- **DIRECTIONS FOR THIS TASK**:
Repeat all of the material below exactly as written, images excluded.

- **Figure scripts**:
***
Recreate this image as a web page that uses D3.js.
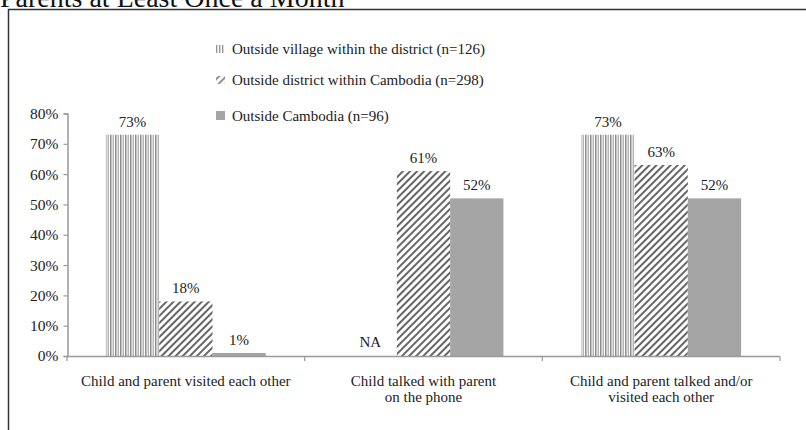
<!DOCTYPE html>
<html>
<head>
<meta charset="utf-8">
<script src="https://cdn.jsdelivr.net/npm/d3@7"></script>
<style>
  html, body { margin: 0; padding: 0; background: #fff; }
  svg { display: block; }
  text { font-family: "Liberation Serif", "Times New Roman", serif; fill: #222; }
</style>
</head>
<body>
<svg id="chart" width="806" height="430"></svg>
<script>
// Categories and series
const categories = [
  ["Child and parent visited each other"],
  ["Child talked with parent", "on the phone"],
  ["Child and parent talked and/or", "visited each other"]
];
const seriesNames = [
  "Outside village within the district (n=126)",
  "Outside district within Cambodia (n=298)",
  "Outside Cambodia (n=96)"
];
const villageValues  = [73, null, 73];
const districtValues = [18, 61, 63];
const abroadValues   = [1, 52, 52];
const yTicks = [0, 10, 20, 30, 40, 50, 60, 70, 80];

const seriesValues = [villageValues, districtValues, abroadValues];

const svg = d3.select("#chart");
const defs = svg.append("defs");

// Fill patterns: vertical stripes, diagonal hatch, solid grey
const pStripe = defs.append("pattern")
  .attr("id", "stripes").attr("patternUnits", "userSpaceOnUse")
  .attr("width", 5).attr("height", 10);
pStripe.append("rect").attr("width", 5).attr("height", 10).attr("fill", "#fff");
pStripe.append("rect").attr("x", 0).attr("width", 1.5).attr("height", 10).attr("fill", "#8c8c8c");
pStripe.append("rect").attr("x", 2.6).attr("width", 1.2).attr("height", 10).attr("fill", "#a5a5a5");

const pHatch = defs.append("pattern")
  .attr("id", "hatch").attr("patternUnits", "userSpaceOnUse")
  .attr("width", 5).attr("height", 5)
  .attr("patternTransform", "rotate(45)");
pHatch.append("rect").attr("width", 5).attr("height", 5).attr("fill", "#fff");
pHatch.append("rect").attr("x", 0).attr("width", 2).attr("height", 5).attr("fill", "#666");

const fills = ["url(#stripes)", "url(#hatch)", "#a5a5a5"];

// Title (partly above the visible area)
svg.append("text")
  .attr("x", 0).attr("y", 7)
  .style("font-size", "28px").style("fill", "#111")
  .text("Parents at Least Once a Month");

// Frame
svg.append("rect")
  .attr("x", 8.5).attr("y", 9.5).attr("width", 900).attr("height", 600)
  .attr("fill", "none").attr("stroke", "#333").attr("stroke-width", 1.5);

// Scales
const x = d3.scaleBand().domain(d3.range(categories.length)).range([67, 780]).padding(0);
const xs = d3.scaleBand().domain(d3.range(seriesNames.length))
  .range([0, x.bandwidth()]).paddingInner(0).paddingOuter(0.73);
const y = d3.scaleLinear().domain([0, 80]).range([356, 113.5]);

// Y axis
const yAxis = d3.axisLeft(y).tickValues(yTicks).tickFormat(d => d + "%").tickSize(4).tickPadding(5);
const gy = svg.append("g").attr("transform", "translate(67.5,0)").call(yAxis);
gy.select(".domain").attr("stroke", "#999").attr("stroke-width", 1.5);
gy.selectAll(".tick line").attr("stroke", "#999").attr("stroke-width", 1.2);
gy.selectAll(".tick text")
  .style("font-family", "'Liberation Serif', 'Times New Roman', serif")
  .style("font-size", "15.5px").attr("fill", "#222");

// Bars
const bars = [];
seriesValues.forEach((vals, s) => vals.forEach((v, c) => bars.push({ s, c, v })));

svg.append("g").selectAll("rect")
  .data(bars.filter(d => d.v != null))
  .join("rect")
  .attr("x", d => x(d.c) + xs(d.s))
  .attr("width", xs.bandwidth())
  .attr("y", d => y(d.v))
  .attr("height", d => y(0) - y(d.v))
  .attr("fill", d => fills[d.s]);

// Value labels
svg.append("g").selectAll("text")
  .data(bars)
  .join("text")
  .attr("x", d => x(d.c) + xs(d.s) + xs.bandwidth() / 2)
  .attr("y", d => d.v == null ? y(0) - 9 : y(d.v) - 8)
  .attr("text-anchor", "middle")
  .style("font-size", "15px")
  .text(d => d.v == null ? "NA" : d.v + "%");

// X axis
const xAxisLine = svg.append("g");
xAxisLine.append("line")
  .attr("x1", 67).attr("x2", 780).attr("y1", 356.5).attr("y2", 356.5)
  .attr("stroke", "#999").attr("stroke-width", 1.5);
xAxisLine.selectAll("line.tick")
  .data(d3.range(categories.length + 1))
  .join("line").attr("class", "tick")
  .attr("x1", i => i < categories.length ? x(i) : x.range()[1])
  .attr("x2", i => i < categories.length ? x(i) : x.range()[1])
  .attr("y1", 356.5).attr("y2", 361)
  .attr("stroke", "#999").attr("stroke-width", 1.2);

// Category labels
const catG = svg.append("g").selectAll("text")
  .data(categories)
  .join("text")
  .attr("text-anchor", "middle")
  .attr("transform", (d, i) => `translate(${x(i) + x.bandwidth() / 2},386)`)
  .style("font-size", "15px");
catG.selectAll("tspan")
  .data(d => d)
  .join("tspan")
  .attr("x", 0)
  .attr("dy", (d, i) => i === 0 ? 0 : 16)
  .text(d => d);

// Legend
const legendY = [54, 85, 121];
const lg = svg.append("g");
seriesNames.forEach((name, i) => {
  const row = lg.append("g").attr("transform", `translate(216,${legendY[i]})`);
  if (i === 0) {
    [0, 3, 6].forEach(dx => row.append("rect")
      .attr("x", dx).attr("y", -9).attr("width", 1.4).attr("height", 8).attr("fill", "#999"));
  } else if (i === 1) {
    row.append("rect").attr("x", 0).attr("y", -9).attr("width", 9).attr("height", 8)
      .attr("fill", fills[1]).attr("opacity", 0.7);
  } else {
    row.append("rect").attr("x", 0).attr("y", -10).attr("width", 9).attr("height", 9)
      .attr("fill", fills[2]);
  }
  row.append("text").attr("x", 16).attr("y", 0)
    .style("font-size", "15px").text(name);
});
</script>
</body>
</html>
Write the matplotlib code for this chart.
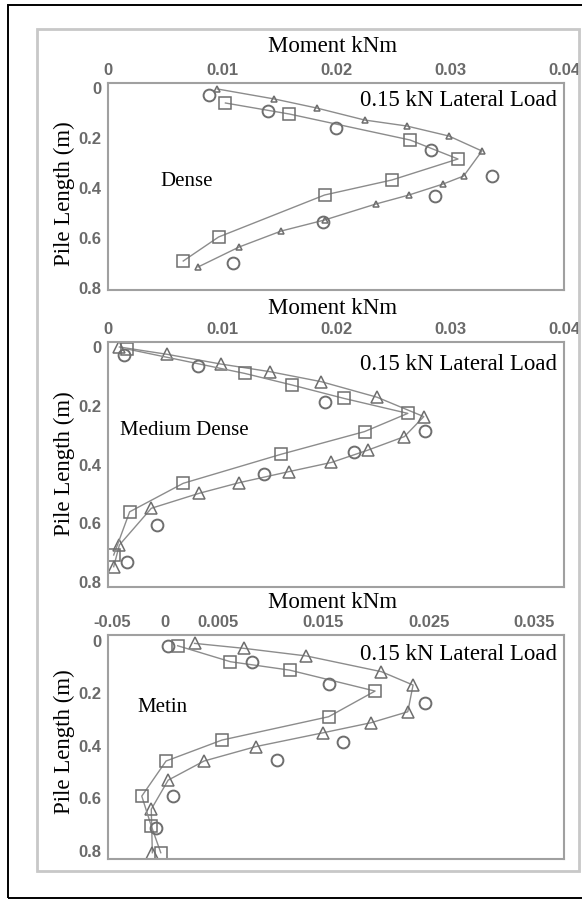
***
- **WRITTEN REPLY**:
Recreate this image as a web page that uses D3.js.
<!DOCTYPE html>
<html>
<head>
<meta charset="utf-8">
<script src="https://cdn.jsdelivr.net/npm/d3@7"></script>
<style>
  html, body { margin: 0; padding: 0; background: #fff; }
  svg { display: block; }
  text { font-family: "Liberation Serif", "Times New Roman", serif; fill: #222; }
</style>
</head>
<body>
<svg id="chart" width="806" height="430"></svg>
<script>
// Categories and series
const categories = [
  ["Child and parent visited each other"],
  ["Child talked with parent", "on the phone"],
  ["Child and parent talked and/or", "visited each other"]
];
const seriesNames = [
  "Outside village within the district (n=126)",
  "Outside district within Cambodia (n=298)",
  "Outside Cambodia (n=96)"
];
const villageValues  = [73, null, 73];
const districtValues = [18, 61, 63];
const abroadValues   = [1, 52, 52];
const yTicks = [0, 10, 20, 30, 40, 50, 60, 70, 80];

const seriesValues = [villageValues, districtValues, abroadValues];

const svg = d3.select("#chart");
const defs = svg.append("defs");

// Fill patterns: vertical stripes, diagonal hatch, solid grey
const pStripe = defs.append("pattern")
  .attr("id", "stripes").attr("patternUnits", "userSpaceOnUse")
  .attr("width", 5).attr("height", 10);
pStripe.append("rect").attr("width", 5).attr("height", 10).attr("fill", "#fff");
pStripe.append("rect").attr("x", 0).attr("width", 1.5).attr("height", 10).attr("fill", "#8c8c8c");
pStripe.append("rect").attr("x", 2.6).attr("width", 1.2).attr("height", 10).attr("fill", "#a5a5a5");

const pHatch = defs.append("pattern")
  .attr("id", "hatch").attr("patternUnits", "userSpaceOnUse")
  .attr("width", 5).attr("height", 5)
  .attr("patternTransform", "rotate(45)");
pHatch.append("rect").attr("width", 5).attr("height", 5).attr("fill", "#fff");
pHatch.append("rect").attr("x", 0).attr("width", 2).attr("height", 5).attr("fill", "#666");

const fills = ["url(#stripes)", "url(#hatch)", "#a5a5a5"];

// Title (partly above the visible area)
svg.append("text")
  .attr("x", 0).attr("y", 7)
  .style("font-size", "28px").style("fill", "#111")
  .text("Parents at Least Once a Month");

// Frame
svg.append("rect")
  .attr("x", 8.5).attr("y", 9.5).attr("width", 900).attr("height", 600)
  .attr("fill", "none").attr("stroke", "#333").attr("stroke-width", 1.5);

// Scales
const x = d3.scaleBand().domain(d3.range(categories.length)).range([67, 780]).padding(0);
const xs = d3.scaleBand().domain(d3.range(seriesNames.length))
  .range([0, x.bandwidth()]).paddingInner(0).paddingOuter(0.73);
const y = d3.scaleLinear().domain([0, 80]).range([356, 113.5]);

// Y axis
const yAxis = d3.axisLeft(y).tickValues(yTicks).tickFormat(d => d + "%").tickSize(4).tickPadding(5);
const gy = svg.append("g").attr("transform", "translate(67.5,0)").call(yAxis);
gy.select(".domain").attr("stroke", "#999").attr("stroke-width", 1.5);
gy.selectAll(".tick line").attr("stroke", "#999").attr("stroke-width", 1.2);
gy.selectAll(".tick text")
  .style("font-family", "'Liberation Serif', 'Times New Roman', serif")
  .style("font-size", "15.5px").attr("fill", "#222");

// Bars
const bars = [];
seriesValues.forEach((vals, s) => vals.forEach((v, c) => bars.push({ s, c, v })));

svg.append("g").selectAll("rect")
  .data(bars.filter(d => d.v != null))
  .join("rect")
  .attr("x", d => x(d.c) + xs(d.s))
  .attr("width", xs.bandwidth())
  .attr("y", d => y(d.v))
  .attr("height", d => y(0) - y(d.v))
  .attr("fill", d => fills[d.s]);

// Value labels
svg.append("g").selectAll("text")
  .data(bars)
  .join("text")
  .attr("x", d => x(d.c) + xs(d.s) + xs.bandwidth() / 2)
  .attr("y", d => d.v == null ? y(0) - 9 : y(d.v) - 8)
  .attr("text-anchor", "middle")
  .style("font-size", "15px")
  .text(d => d.v == null ? "NA" : d.v + "%");

// X axis
const xAxisLine = svg.append("g");
xAxisLine.append("line")
  .attr("x1", 67).attr("x2", 780).attr("y1", 356.5).attr("y2", 356.5)
  .attr("stroke", "#999").attr("stroke-width", 1.5);
xAxisLine.selectAll("line.tick")
  .data(d3.range(categories.length + 1))
  .join("line").attr("class", "tick")
  .attr("x1", i => i < categories.length ? x(i) : x.range()[1])
  .attr("x2", i => i < categories.length ? x(i) : x.range()[1])
  .attr("y1", 356.5).attr("y2", 361)
  .attr("stroke", "#999").attr("stroke-width", 1.2);

// Category labels
const catG = svg.append("g").selectAll("text")
  .data(categories)
  .join("text")
  .attr("text-anchor", "middle")
  .attr("transform", (d, i) => `translate(${x(i) + x.bandwidth() / 2},386)`)
  .style("font-size", "15px");
catG.selectAll("tspan")
  .data(d => d)
  .join("tspan")
  .attr("x", 0)
  .attr("dy", (d, i) => i === 0 ? 0 : 16)
  .text(d => d);

// Legend
const legendY = [54, 85, 121];
const lg = svg.append("g");
seriesNames.forEach((name, i) => {
  const row = lg.append("g").attr("transform", `translate(216,${legendY[i]})`);
  if (i === 0) {
    [0, 3, 6].forEach(dx => row.append("rect")
      .attr("x", dx).attr("y", -9).attr("width", 1.4).attr("height", 8).attr("fill", "#999"));
  } else if (i === 1) {
    row.append("rect").attr("x", 0).attr("y", -9).attr("width", 9).attr("height", 8)
      .attr("fill", fills[1]).attr("opacity", 0.7);
  } else {
    row.append("rect").attr("x", 0).attr("y", -10).attr("width", 9).attr("height", 9)
      .attr("fill", fills[2]);
  }
  row.append("text").attr("x", 16).attr("y", 0)
    .style("font-size", "15px").text(name);
});
</script>
</body>
</html>
Write the matplotlib code for this chart.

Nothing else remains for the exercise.